- The Guardian, Monday January 14 2002
The breakdown of talks between the Pastrana government in Colombia and the Farc guerrillas threatens to worsen the nightmares of Colombians. Freshly equipped with Black Hawk helicopters, the armed forces now have a rapid reaction force and they are champing at the bit. It was clear even before September 11 that the US had been pushing for war in Colombia. Now, under Bush’s doctrine of "those who are not for us are against us", there is no restraint.
To put this rejection of a negotiated settlement into perspective, for 50 years there has been a policy of state terrorism against all opposition, armed or not. At least 160 trade unionists were assassinated last year, and every other social movement has suffered similarly.

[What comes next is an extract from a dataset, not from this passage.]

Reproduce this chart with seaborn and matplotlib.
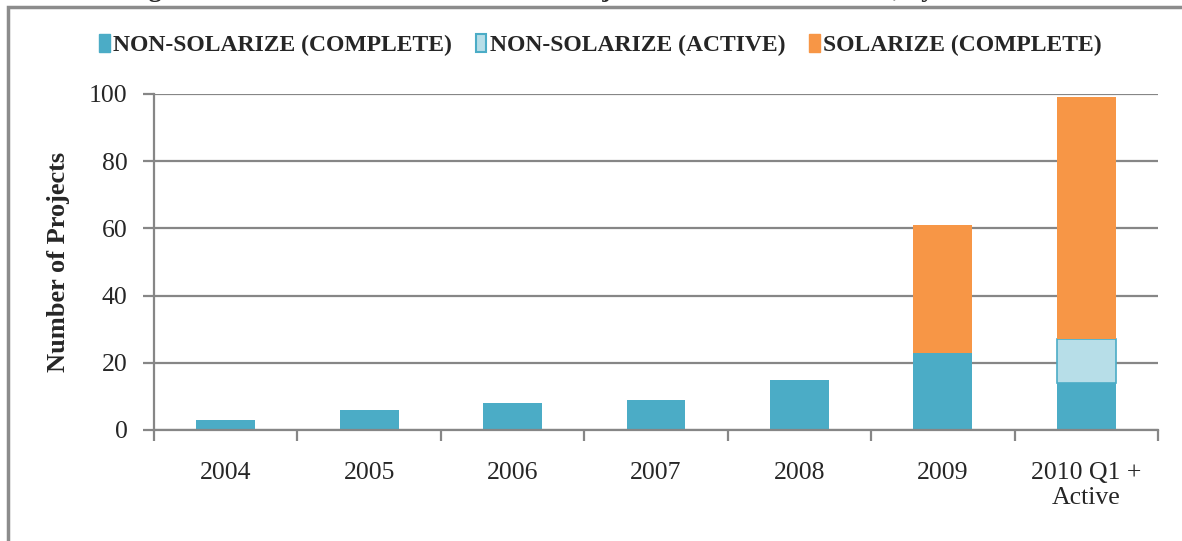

The Colombian president imposes the IMF doctrine, forcing through displacement and poverty. Since December 25, 800 men and women have been in occupation to stop the privatisation of water, electricity and telecommunications in homes and business in Cali, the second city. They have the support of the city’s poor neighbourhoods, for whom keeping these services in the public sector is a life and death matter.
But Pastrana needs the proceeds from state sell-offs to pay for his gunships. If he were a man of peace, he would stop following the diktats of Washington and listen to the needs of his people. International opinion should mobilise to stop the privatisation and the war. They are both part of the same militarised structural adjustment programme.